Según se dice, en un crucero
se ganan tres kilos por semana. Me imagino que las cifras de engorde pueden cambiar pero lo que todas
las personas con las que me crucé están de acuerdo es con que, a pesar de la gimnasia y la música histérica omnipresente
que la acompaña, en un crucero se gana peso en gran escala.
Parece ser que cuando una
persona dice que quiere un tiempo para no hacer nada, de no pensar en nada y de
dedicarse a descansar, habla sobre todo de estar en movimiento continuo y de comer
como una bestia. Ya que ir al casino no le resulta atractivo a todas las
personas y la vida al aire libre, casi siempre apilados en una piscina diminuta
en relación a la cantidad de gente o siendo uno más de una interminable fila o
matriz bidimensional de reposeras, no es para todos los temperamentos, es mejor
comer los manjares más disparatados que a veces ni siquiera son tan ricos o de
gran calidad, pero son muy pero muy abundantes, conditio sine qua non.
La gente que puede permitírselo huye, entonces, de su
cotidianeidad agitada y temerosa de un mundo en crisis, para caer en un espacio
cerrado en el que una cantidad de gente muy parecida a la que teme pero
terriblemente extraña, se hace cargo de sus necesidades. Y, atención, no
siempre con simpatía. No hay que olvidarse que los servidores muchas veces
están sometidos a contratos que los obligan a estar demasiados meses fuera de sus
casas. Eso tal vez cree una cierta
angustia, tal vez una cierta claustrofobia. Y como a menudo pasa en esos
casos, la gente tiende a ponerse poco tolerante y agresiva.

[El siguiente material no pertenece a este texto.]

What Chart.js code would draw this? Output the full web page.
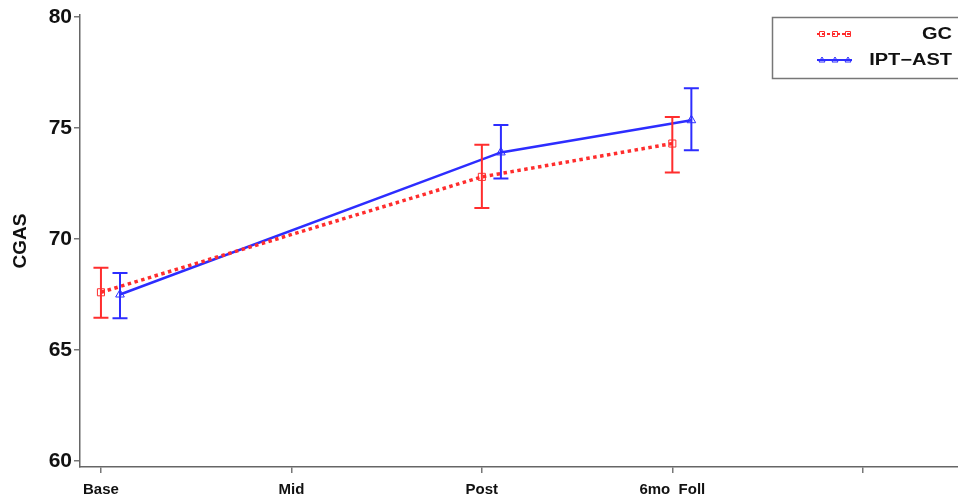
<!DOCTYPE html>
<html>
<head>
<meta charset="utf-8">
<script src="https://cdn.jsdelivr.net/npm/chart.js@4/dist/chart.umd.min.js"></script>
<style>
  html, body { margin: 0; padding: 0; background: #fff; }
  #wrap { width: 958px; height: 504px; }
</style>
</head>
<body>
<div id="wrap"><canvas id="chart" width="958" height="504"></canvas></div>
<script>
(function () {
    // categories on the x axis (last tick has no label)
    const categories = ['Base', 'Mid', 'Post', '6mo  Foll', ''];
    const timeIndex = [0, 2, 3];
    const yTicks = [60, 65, 70, 75, 80];

    // GC group
    const gcMean = [67.6, 72.8, 74.3];
    const gcLower = [66.45, 71.4, 73.0];
    const gcUpper = [68.7, 74.25, 75.5];

    // IPT-AST group
    const iptMean = [67.5, 73.9, 75.35];
    const iptLower = [66.43, 72.73, 74.0];
    const iptUpper = [68.47, 75.14, 76.79];

    const RED = 'rgb(255,45,45)';
    const BLUE = 'rgb(45,45,255)';
    const dodge = 0.1; // blue group drawn slightly to the right

    function points(means, shift) {
        return timeIndex.map((t, i) => ({x: t + shift, y: means[i]}));
    }

    // error bars drawn through the chart's own scales
    const errorBars = {
        id: 'errorBars',
        afterDatasetsDraw(chart) {
            const ctx = chart.ctx;
            const xs = chart.scales.x, ys = chart.scales.y;
            chart.data.datasets.forEach(ds => {
                ctx.save();
                ctx.strokeStyle = ds.borderColor;
                ctx.lineWidth = 2;
                ds.lower.forEach((lo, i) => {
                    const x = xs.getPixelForValue(ds.data[i].x);
                    const y1 = ys.getPixelForValue(lo);
                    const y2 = ys.getPixelForValue(ds.upper[i]);
                    ctx.beginPath();
                    ctx.moveTo(x, y1); ctx.lineTo(x, y2);
                    ctx.moveTo(x - 7.5, y1); ctx.lineTo(x + 7.5, y1);
                    ctx.moveTo(x - 7.5, y2); ctx.lineTo(x + 7.5, y2);
                    ctx.stroke();
                });
                ctx.restore();
            });
        }
    };

    // boxed legend at top right
    const boxLegend = {
        id: 'boxLegend',
        afterDraw(chart) {
            const ctx = chart.ctx;
            ctx.save();
            ctx.strokeStyle = '#777';
            ctx.lineWidth = 1.5;
            ctx.strokeRect(772.5, 17.5, 200, 61);
            const rows = [
                {label: 'GC', color: RED, dash: [3, 2], y: 34, marker: 'rect'},
                {label: 'IPT\u2212AST', color: BLUE, dash: [], y: 60, marker: 'tri'}
            ];
            rows.forEach(r => {
                ctx.strokeStyle = r.color;
                ctx.lineWidth = 2;
                ctx.setLineDash(r.dash);
                ctx.beginPath();
                ctx.moveTo(817, r.y); ctx.lineTo(852, r.y);
                ctx.stroke();
                ctx.setLineDash([]);
                ctx.lineWidth = 1;
                [822, 835, 848].forEach(mx => {
                    ctx.beginPath();
                    if (r.marker === 'rect') {
                        ctx.rect(mx - 2.5, r.y - 2.5, 5, 5);
                    } else {
                        ctx.moveTo(mx, r.y - 3); ctx.lineTo(mx + 3, r.y + 2); ctx.lineTo(mx - 3, r.y + 2); ctx.closePath();
                    }
                    ctx.stroke();
                });
                ctx.save();
                ctx.translate(952, r.y);
                ctx.scale(1.25, 1);
                ctx.fillStyle = '#111';
                ctx.font = 'bold 16px "Liberation Sans", Arial, sans-serif';
                ctx.textAlign = 'right';
                ctx.textBaseline = 'middle';
                ctx.fillText(r.label, 0, 1);
                ctx.restore();
            });
            ctx.restore();
        }
    };

    new Chart(document.getElementById('chart'), {
        type: 'line',
        data: {
            datasets: [
                {
                    label: 'GC',
                    data: points(gcMean, 0),
                    lower: gcLower,
                    upper: gcUpper,
                    borderColor: RED,
                    backgroundColor: 'rgba(255,255,255,0)',
                    borderWidth: 3.5,
                    borderDash: [3.5, 3.5],
                    pointStyle: 'rect',
                    pointRadius: 5,
                    pointBorderWidth: 1,
                },
                {
                    label: 'IPT-AST',
                    data: points(iptMean, dodge),
                    lower: iptLower,
                    upper: iptUpper,
                    borderColor: BLUE,
                    backgroundColor: 'rgba(255,255,255,0)',
                    borderWidth: 2.5,
                    pointStyle: 'triangle',
                    pointRadius: 5,
                    pointBorderWidth: 1,
                }
            ]
        },
        options: {
            responsive: false,
            animation: false,
            layout: {autoPadding: false, padding: {top: 15, right: 0, left: 0, bottom: 0}},
            plugins: {
                legend: {display: false},
                tooltip: {enabled: false},
            },
            scales: {
                x: {
                    type: 'linear',
                    min: -0.11,
                    max: 4.5,
                    afterBuildTicks: s => { s.ticks = categories.map((c, i) => ({value: i})); },
                    afterFit: s => { s.height = 37; s.paddingRight = 0; s.paddingLeft = 0; },
                    grid: {drawOnChartArea: false, tickLength: 6, color: '#777', lineWidth: 1.5},
                    border: {color: '#666', width: 1.5},
                    ticks: {
                        autoSkip: false,
                        maxRotation: 0,
                        padding: 8,
                        color: '#111',
                        font: {family: '"Liberation Sans", Arial, sans-serif', size: 15, weight: 'bold'},
                        callback: v => categories[v] ?? '',
                    },
                },
                y: {
                    min: 59.73,
                    max: 80.09,
                    afterBuildTicks: s => { s.ticks = yTicks.map(v => ({value: v})); },
                    afterFit: s => { s.width = 80; },
                    grid: {drawOnChartArea: false, tickLength: 6, color: '#777', lineWidth: 1.5},
                    border: {color: '#666', width: 1.5},
                    title: {
                        display: true,
                        text: 'CGAS',
                        color: '#111',
                        padding: {top: 9, bottom: 0},
                        font: {family: '"Liberation Sans", Arial, sans-serif', size: 19, weight: 'bold'},
                    },
                    ticks: {
                        padding: 2,
                        color: '#111',
                        font: {family: '"Liberation Sans", Arial, sans-serif', size: 21, weight: 'bold'},
                    },
                },
            },
        },
        plugins: [errorBars, boxLegend],
    });
})();
</script>
</body>
</html>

Por el lado de los turistas
todo se resuelve de modo más sencillo. Si se tienen las ganas y la edad, se
puede hacer gimnasia a lo loco en medio de un estruendo ensordecedor. Pero para
todos sin ninguna clase de discriminación, lo normal es apuntar a la comida
como único objetivo y como única pauta, tanto de tiempos como de objetivos. El privilegio de comer de más lo que a otros les falta, no es retórico aquí.
Abajo el mar y arriba el
cielo
Como en muchos de los
placeres que disfrutan los que pueden, en los cruceros hay tanto disparates como maravillas.

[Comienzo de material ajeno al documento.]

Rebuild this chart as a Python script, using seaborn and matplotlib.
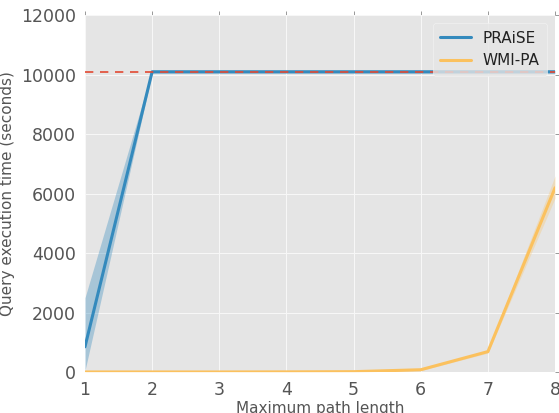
import matplotlib
matplotlib.use("Agg")
import matplotlib.pyplot as plt
import seaborn as sns
import pandas as pd
import numpy as np

path_len = [1, 2, 3, 4, 5, 6, 7, 8]
praise_mean = [850, 10100, 10100, 10100, 10100, 10100, 10100, 10100]
praise_lo = [50, 10050, 10050, 10050, 10050, 10050, 10050, 10050]
praise_hi = [2500, 10150, 10150, 10150, 10150, 10150, 10150, 10150]
wmipa_mean = [5, 5, 5, 8, 15, 80, 690, 6200]
wmipa_lo = [0, 0, 0, 0, 5, 50, 640, 5850]
wmipa_hi = [15, 15, 15, 20, 30, 110, 740, 6600]
timeout = 10100
series_names = ["PRAiSE", "WMI-PA"]
colors = ["#348ABD", "#FBC15E"]

sns.set_theme()
plt.style.use("ggplot")
plt.rcParams["font.family"] = ["DejaVu Sans"]

fig, ax = plt.subplots(figsize=(5.59, 4.13), dpi=100)
fig.subplots_adjust(left=0.152, right=0.993, top=0.963, bottom=0.099)

df = pd.DataFrame({
    "x": path_len * 2,
    "y": praise_mean + wmipa_mean,
    "series": [series_names[0]] * 8 + [series_names[1]] * 8,
})
sns.lineplot(data=df, x="x", y="y", hue="series", palette=colors, lw=2.2, ax=ax)
ax.fill_between(path_len, praise_lo, praise_hi, color=colors[0], alpha=0.35, lw=0)
ax.fill_between(path_len, wmipa_lo, wmipa_hi, color=colors[1], alpha=0.3, lw=0)
ax.axhline(timeout, color="#E24A33", ls="--", lw=1.2, dashes=(5, 4), zorder=5)

ax.set_xlim(1, 8)
ax.set_ylim(0, 12000)
ax.set_xticks(path_len)
ax.set_xlabel("Maximum path length", fontsize=11, color="#555555", labelpad=1)
ax.set_ylabel("Query execution time (seconds)", fontsize=11, color="#555555", labelpad=4)
ax.tick_params(axis="both", labelsize=12.5, labelcolor="#555555", color="#888888",
               direction="out", top=True, right=True, length=3, width=0.6)
ax.grid(True, color="#f7f7f7", lw=0.8)
ax.set_facecolor("#E5E5E5")
for s in ax.spines.values():
    s.set_visible(False)

leg = ax.legend(loc="upper right", fontsize=11, frameon=True, handlelength=2.0,
                borderaxespad=0.5, borderpad=0.5)
leg.get_frame().set_facecolor("#E5E5E5")
leg.get_frame().set_edgecolor("#f4f4f4")
for t in leg.get_texts():
    t.set_color("#222222")

fig.savefig("out.png", dpi=100)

Por más que la mayor parte de la gente se la pase atiborrándose de comida todo
el tiempo que puede aguantar despierta, y que le escape al silencio como de un
peligro escondido, el mar y el cielo todavía existen. Y todo lo que hay entre
los dos. El viento, la lluvia y las tormentas, los peces voladores que saltan
del agua y planean entre las olas, los amaneceres y los atardeceres, el
silencio de las madrugadas muy arriba en el barco, los olores de los puertos.
Las historias que cuentan la personas, tanto los viajeros como los empleados, y
las bebidas compartidas en cubierta. Los adolescentes que van por todos lados y
que recordarán toda la vida, tal vez de modo no muy fidedigno, ese viaje en
compañía de los padres o de los abuelos, los niños eternamente animados para que no molesten, los que
se enamoran porque son jóvenes y los que son muy viejos y se despiden de la
belleza que tal vez no vuelvan a ver.
Lástima que todo eso, por más
que se haya ampliado en estos últimos años el espectro social que lo comparte, sea todavía para una minoría que disfruta de
una contabilidad con un debe y un haber injusto.